Electrochemical behavior of mesoionic sydnone derivatives at wax-impregnated carbon paste electrode

The-N=N-moiety in the mesoionic 3-phenyl sydnone and its derivatives like tolyl sydnones and anisyl sydnones undergo two-electron irreversible electrochemical reduction in Britton-Robinson (BR) buffer at wax-impregnated carbon paste electrodes. Infrared, nuclear magnetic resonance, and mass-spectral data, used to characterize the reduced product, confirm the proposed mechanism. The pasting liquid at the surface of the electrode is found to decrease the electron-transfer rate and cause a higher overpotential compared to homogeneous electrodes.
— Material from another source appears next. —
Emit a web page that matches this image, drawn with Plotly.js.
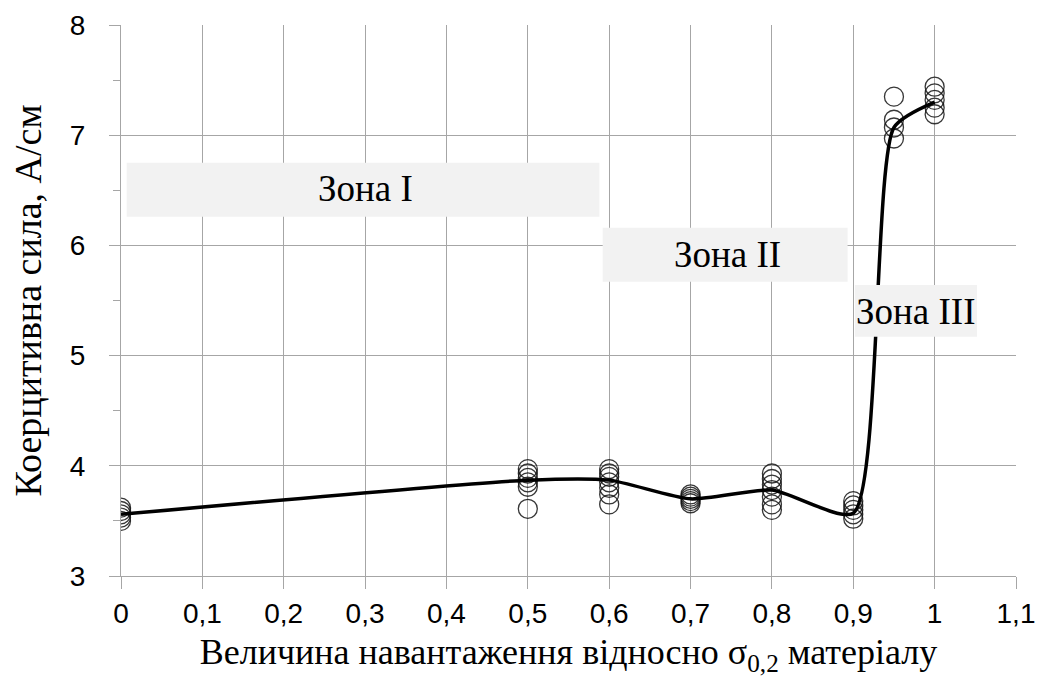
<!DOCTYPE html>
<html>
<head>
<meta charset="utf-8">
<script src="https://cdn.plot.ly/plotly-3.0.1.min.js"></script>
<style>html,body{margin:0;padding:0;background:#fff;}#chart{width:1040px;height:680px;}</style>
</head>
<body>
<div id="chart"></div>
<script>
// Measured points (load fraction -> coercive force, A/cm)
const loadLevels = [0, 0.5, 0.6, 0.7, 0.8, 0.9, 0.95, 1.0];
const valsAt000 = [3.50, 3.53, 3.56, 3.59, 3.62];
const valsAt050 = [3.97, 3.93, 3.89, 3.85, 3.81, 3.61];
const valsAt060 = [3.97, 3.93, 3.90, 3.85, 3.80, 3.74, 3.65];
const valsAt070 = [3.74, 3.72, 3.70, 3.68, 3.66];
const valsAt080 = [3.93, 3.88, 3.83, 3.78, 3.72, 3.65, 3.60];
const valsAt090 = [3.68, 3.64, 3.60, 3.56, 3.52];
const valsAt095 = [7.35, 7.14, 7.07, 6.97];
const valsAt100 = [7.44, 7.38, 7.32, 7.25, 7.19];
// Smoothed trend line values
const trendY = [3.56, 3.87, 3.87, 3.70, 3.78, 3.57, 7.07, 7.30];
// Tick labels
const xTickVals = [0,0.1,0.2,0.3,0.4,0.5,0.6,0.7,0.8,0.9,1.0,1.1];
const xTickText = ['0','0,1','0,2','0,3','0,4','0,5','0,6','0,7','0,8','0,9','1','1,1'];
const yTickVals = [3,4,5,6,7,8];
// Zone labels
const zoneNames = ['Зона I', 'Зона II', 'Зона III'];
const zoneBoxes = [
  {x0:0.007, x1:0.588, y0:6.26, y1:6.75, tx:0.30, ty:6.52},
  {x0:0.592, x1:0.893, y0:5.67, y1:6.16, tx:0.745, ty:5.92},
  {x0:0.902, x1:1.052, y0:5.17, y1:5.64, tx:0.977, ty:5.40}
];

const groups = [valsAt000, valsAt050, valsAt060, valsAt070, valsAt080, valsAt090, valsAt095, valsAt100];
const px = [], py = [];
groups.forEach((g, i) => g.forEach(v => { px.push(loadLevels[i]); py.push(v); }));

const serif = '"Liberation Serif"';
const sans = '"Liberation Sans"';

const traces = [
  {
    x: px, y: py, type: 'scatter', mode: 'markers',
    marker: {symbol: 'circle-open', size: 19, color: 'rgba(20,20,20,0.85)', line: {width: 1.3, color: 'rgba(20,20,20,0.85)'}},
    hoverinfo: 'x+y', showlegend: false
  },
  {
    x: loadLevels, y: trendY, type: 'scatter', mode: 'lines',
    line: {color: '#000', width: 3.5, shape: 'spline', smoothing: 0.6},
    showlegend: false
  }
];

const layout = {
  width: 1040, height: 680,
  margin: {l: 121, r: 24, t: 25, b: 104},
  paper_bgcolor: '#fff', plot_bgcolor: '#fff',
  showlegend: false,
  font: {family: serif},
  xaxis: {
    range: [0, 1.1], tickvals: xTickVals, ticktext: xTickText,
    showgrid: true, gridcolor: '#a6a6a6', gridwidth: 1,
    showline: true, linecolor: '#a6a6a6', linewidth: 1, mirror: false,
    ticks: 'outside', ticklen: 12, tickcolor: '#a6a6a6',
    ticklabelstandoff: 0,
    tickfont: {family: sans, size: 28, color: '#000'},
    zeroline: false,
    title: {text: 'Величина навантаження відносно σ<sub>0,2</sub> матеріалу', font: {family: serif, size: 36, color: '#000'}, standoff: 11}
  },
  yaxis: {
    range: [3, 8], tickvals: yTickVals,
    showgrid: true, gridcolor: '#a6a6a6', gridwidth: 1,
    showline: true, linecolor: '#a6a6a6', linewidth: 1,
    ticks: 'outside', ticklen: 11, tickcolor: '#a6a6a6',
    ticklabelstandoff: 18,
    minor: {dtick: 0.5, ticks: 'outside', ticklen: 7, tickcolor: '#a6a6a6', showgrid: false},
    tickfont: {family: sans, size: 28, color: '#000'},
    zeroline: false,
    title: {text: 'Коерцитивна сила, А/см', font: {family: serif, size: 38, color: '#000'}, standoff: 16}
  },
  shapes: zoneBoxes.map(b => ({type: 'rect', xref: 'x', yref: 'y', x0: b.x0, x1: b.x1, y0: b.y0, y1: b.y1,
    fillcolor: '#f2f2f2', line: {width: 0}, layer: 'above'})),
  annotations: zoneBoxes.map((b, i) => ({xref: 'x', yref: 'y', x: b.tx, y: b.ty, text: zoneNames[i], showarrow: false,
    font: {family: serif, size: 37, color: '#000'}}))
};

Plotly.newPlot('chart', traces, layout, {displayModeBar: false, staticPlot: true});
</script>
</body>
</html>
The influence of variation of pH on the peak current and peak potentials is studied in the acidic range. The cathodic peak shifts to more negative potentials with increase in pH, indicating the involvement of proton in the reduction process. This could be a new method of preparation of 2,4-dihydro-3-substituted 1,2,3-oxadiazole-5-one. The substituent effect and the effect of variation of scan rate, concentration, and temperature on peak currents and peak potentials is discussed. The cathodic shift in various organic co-solvents (methanol, acetonitrile, DMF, DMSO) using BRB as the supporting electrolyte is examined. Published in Russian in Elektrokhimiya, 2006, Vol. 42; No. 7, pp. 862–868. The text was submitted by the authors in English.